De facto, hoje as pessoas precisam de cuidados de saúde e não conseguem aceder por causa da vossa política. Ao mesmo tempo que corta na saúde, na educação e nas prestações sociais, o Governo transfere para as PPP, só na área da saúde, 840 milhões de euros. É esta a equidade: corta nos serviços públicos, transfere para as entidades privadas.
Portanto, em relação aos interesses dos grandes grupos económicos, mais uma vez este Governo não toca. Parece que é algo sagrado.
Antes, justificavam a austeridade e a tomada destas medidas de cortes orçamentais com a crise. Agora, justificam exatamente as mesmas medidas com a recuperação e com a sustentabilidade, essa sustentabilidade que, no vosso léxico, tem o significado de privatizações, de cortes orçamentais, de desresponsabilização.
Pergunto ao Sr. Deputado se a sustentabilidade que pretende é retirar o abono de família a mais de 600 mil crianças, continuar a haver milhares de estudantes do ensino superior que abandonam os seus cursos por dificuldades económicas ou quando 1,6 milhões de utentes não têm médico de família.

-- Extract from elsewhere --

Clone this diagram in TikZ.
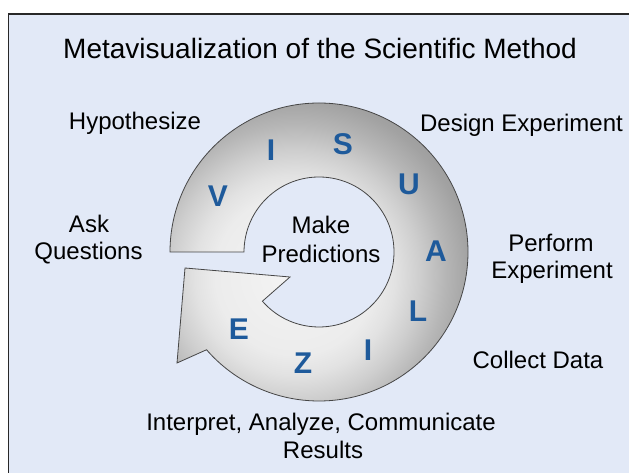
\documentclass[tikz,border=0pt]{standalone}
\usepackage{fontspec}
\setmainfont{Liberation Sans}
\definecolor{panel}{RGB}{226,233,247}
\definecolor{frameline}{RGB}{40,40,40}
\definecolor{letterblue}{RGB}{30,90,155}
\definecolor{ringedge}{RGB}{70,70,70}
\definecolor{gA}{RGB}{244,244,244}
\definecolor{gB}{RGB}{236,236,236}
\definecolor{gC}{RGB}{226,226,226}
\definecolor{gD}{RGB}{206,206,206}
\definecolor{gE}{RGB}{182,182,182}
\definecolor{gF}{RGB}{162,162,162}
\definecolor{gG}{RGB}{152,152,152}
% grey ramp of the circular arrow, light near the head, dark toward the rim
% (the central 50bp square of the shading covers the shaded circle)
\pgfdeclareradialshading{ringshade}{\pgfpoint{0bp}{0bp}}{%
  color(0bp)=(gA); color(10bp)=(gB); color(12.5bp)=(gC);
  color(15.6bp)=(gD); color(18.75bp)=(gE); color(21.9bp)=(gF);
  color(25bp)=(gG); color(50bp)=(gG)}
% outline of the circular arrow: outer rim, head, inner rim
\def\ringpath{(170,221) arc[start angle=180,end angle=-139,radius=149]
  -- (177,110) -- (185,205) -- (290,196) -- (262.4,171.8)
  arc[start angle=-139,end angle=180,radius=75] -- cycle}
\begin{document}
\begin{tikzpicture}[x=1pt,y=1pt,
  label/.style={font=\fontsize{24}{28}\selectfont, text=black, inner sep=0pt, anchor=base},
  letter/.style={font=\fontsize{30}{30}\selectfont\bfseries, text=letterblue, inner sep=0pt, anchor=center},
  title/.style={font=\fontsize{28}{32}\selectfont, text=black, inner sep=0pt, anchor=base}]
\useasboundingbox (0,0) rectangle (629,473);
\fill[white] (0,0) rectangle (629,473);
\fill[panel] (8.5,0) rectangle (629,459);
\draw[frameline, line width=1.3pt] (8.5,0) -- (8.5,459) -- (629,459);

% title
\node[title] (ttl) at (320,414) {Metavisualization of the Scientific Method};

% circular arrow
\begin{scope}
  \clip \ringpath;
  \shade[shading=ringshade] (295,198) circle (200);
\end{scope}
\draw[ringedge, line width=0.8pt, line join=miter] \ringpath;

% letters around the ring
\node[letter] (l1) at (218,277) {V};
\node[letter] (l2) at (271,323) {I};
\node[letter] (l3) at (343,329) {S};
\node[letter] (l4) at (409,289) {U};
\node[letter] (l5) at (436,222) {A};
\node[letter] (l6) at (418,162) {L};
\node[letter] (l7) at (368,123) {I};
\node[letter] (l8) at (303,110) {Z};
\node[letter] (l9) at (239,144) {E};

% centre text
\node[label] (mk1) at (321,239) {Make};
\node[label] (mk2) at (321,210) {Predictions};

% steps around the cycle
\node[label] (hyp) at (135,343) {Hypothesize};
\node[label] (ask1) at (89,240) {Ask};
\node[label] (ask2) at (88.5,213) {Questions};
\node[label] (des) at (521.5,341) {Design Experiment};
\node[label] (per1) at (551,221) {Perform};
\node[label] (per2) at (552,194) {Experiment};
\node[label] (col) at (538,104) {Collect Data};
\node[label] (int1) at (321,42.5) {Interpret, Analyze, Communicate};
\node[label] (int2) at (323,14) {Results};
\end{tikzpicture}
\end{document}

Estas não são, sem sombra de dúvidas, as nossas opções. Estas são opções que têm levado a que a saúde e a educação sejam cada vez mais para quem pode pagar. O que está subjacente a esta política, o que está subjacente aos vossos propósitos é, de facto, uma verdadeira reconfiguração do Estado, em que pretendem destruir as funções sociais do Estado e ter cada vez mais o Estado a servir os interesses do grande capital. Nós rejeitamos este caminho, porque é um caminho que viola a nossa Constituição.